Visitors to the zoo just west of downtown Indianapolis were told to seek shelter about 9:30 a.m. Sunday after the cheetah escaped from its primary holding area.
    
Zoo spokeswoman Judy Palermo says the cheetah never left the zoo's grounds and the lock down was lifted about an hour later after staff found and tranquilized the big cat.
    
Palermo says no zoo guests or staffers were injured during the incident.
    
She says the zoo's cheetahs are in a holding area, but zoo guests are not permitted near the cheetah exhibit because an investigation is under way to determine how the cheetah escaped.

There were long lines to enter the zoo Sunday morning on Labor Day Weekend, but crowds were not allowed in for about an hour. Those already inside zoo grounds were rushed into buildings. 

"The employees were doing a very good job of politely moving us along and I kept quizzing them, 'Are we in danger?' 'Well, we need you to be in a secure place,' is what they said," Greg Staub, a zoo visitor, told WTHR.
 
Staub was visiting with his daughter from Valparaiso. They were near the Plains exhibit when they were asked to move. 

"I was confused, I wasn't sure what was happening. It wasn't like, 'oh my goodness, leave now, you're going to die,' but the guy was like, 'okay, you need to move this way, we're going to ask you to go out of the plains right now,' so I wasn't sure what was happening," said his daughter Rachel.
 
A four-year-old male cheetah somehow cleared a wall in his exhibit space and made it into a grassy area next to a fence, still enclosed but close enough risk to the public to declare a "code red" or emergency for an escaped animal. 
 
The lockdown went into effect around 9:45 Sunday morning and was lifted at 10:15 after the escaped cheetah was tranquilized and removed from the exhibit.
 
"We have to see how did he get up, are there any other places we need to double-check, since we have these new cheetahs here and we will not put any of the cheetahs out until we fix whatever we need to fix," said Palermo.

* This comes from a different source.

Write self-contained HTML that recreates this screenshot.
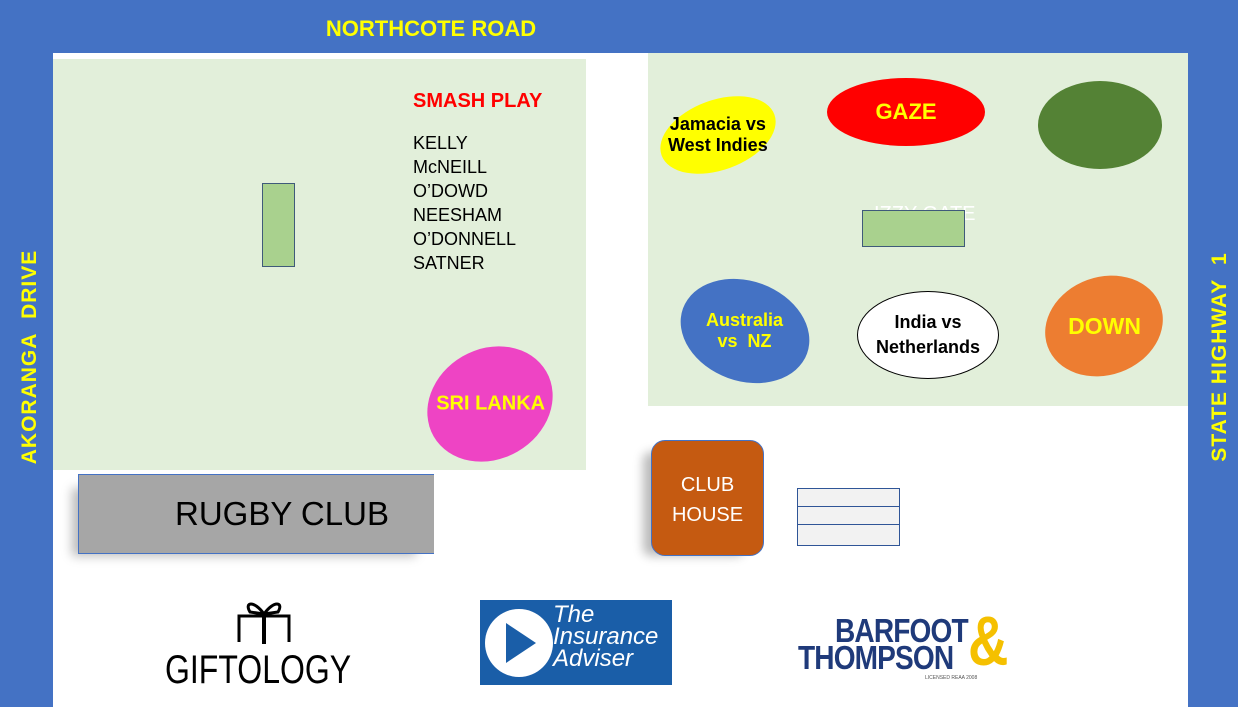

Zoo operations continued as normal, with one exception: the cheetah exhibit was empty.  The cheetah that escaped and his brother will be kept indoors for now.
 
"I didn't feel like we were in any danger at any point in time, but you could tell it was something serious just by the looks on the faces of the employees," said Staub.
 
As for Greg and his daughter,   It's a trip to the zoo they'll never forget.